Parallel computation with dask when dataframe column needs to be computed

I've got a 360 million record dataframe of bird sighting data and I'd like to compute the centroid of each bird species as a function of yearday using dask in a distributed way.

I would like to do:

df2 = df.groupby(['VERNACULARNAME', 'yearday']).mean()

but I need to first compute yearday, and I can't figure out if there is a way to do this on the fly with dask.

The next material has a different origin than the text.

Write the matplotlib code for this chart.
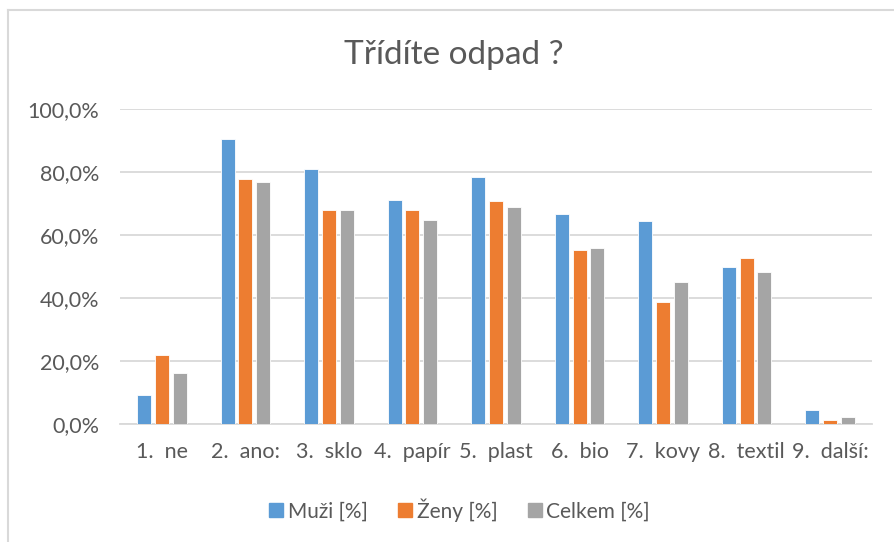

I was hoping that dask might just persist the new data to the dask workers, but when I try:

def yearday(r):
    r['yearday'] = dt.datetime(r['YEAR'], r['MONTH'], r['DAY']).timetuple().tm_yday
    return r

df.apply(yearday, axis=1).persist()

it does not scale.

If someone wants to actually try, the data can be loaded like this:

import dask.dataframe as dd
df = dd.read_parquet('s3://esipfed/ebird/EOD_CLO_2016.parq.gz',
            storage_options={'anon': True, 'use_ssl': False})

Note: Although I called this dataset EOD_CLO_2016.parq.gz, it is chunked over many objects in the S3 bucket to facilitate parallelization. Each chunk is gzipped.

Is there any way to do this compuation on the fly in a distributed way or do I need to write another data file with the yearday column before I use groupby to do the scalable part?

Solution

Following what you did on your notebook I'd modify the steps before the groupby in the following way

df = dd.read_parquet('s3://esipfed/ebird/EOD_CLO_2016.parq.gz',
                     columns=['YEAR', 'MONTH', 'DAY', 'DECIMALLATITUDE',
                              'DECIMALLONGITUDE', 'VERNACULARNAME'],
                     storage_options={'anon': True, 'use_ssl': False})

df = df.map_partitions(lambda df: df.assign(yearday=pd.to_datetime(df[['YEAR', 'MONTH', 'DAY']]).dt.dayofyear,
                                            lat=np.deg2rad(df['DECIMALLATITUDE'].values),
                                            lon=np.deg2rad(df['DECIMALLONGITUDE'].values)),

                        meta={'YEAR':'i8', 'MONTH':'i8', 'DAY':'i8',
                              'DECIMALLATITUDE':'f8','DECIMALLONGITUDE':'f8',
                              'VERNACULARNAME':'object',
                              'yearday':'i8', 'lat':'f8', 'lon':'f8'})

df = df.map_partitions(lambda df :df.assign(x=np.cos(df['lat'].values) * np.cos(df['lon'].values),
                                            y=np.cos(df['lat'].values) * np.sin(df['lon'].values),
                                            z=np.sin(df['lat'].values)),
                       meta={'YEAR':'i8', 'MONTH':'i8', 'DAY':'i8',
                              'DECIMALLATITUDE':'f8','DECIMALLONGITUDE':'f8',
                              'VERNACULARNAME':'object',
                              'yearday':'i8', 'lat':'f8', 'lon':'f8',
                              'x':'f8', 'y':'f8', 'z':'f8'})

UPDATE: I'm not sure if is a good idea to have your data stored as a single and zipped file instead of multiple files. Have you consider different options?

UPDATE 2: Given that the conversion from degrees to radians is linear you can calculate lon, lat and then x,y,z after the groupby.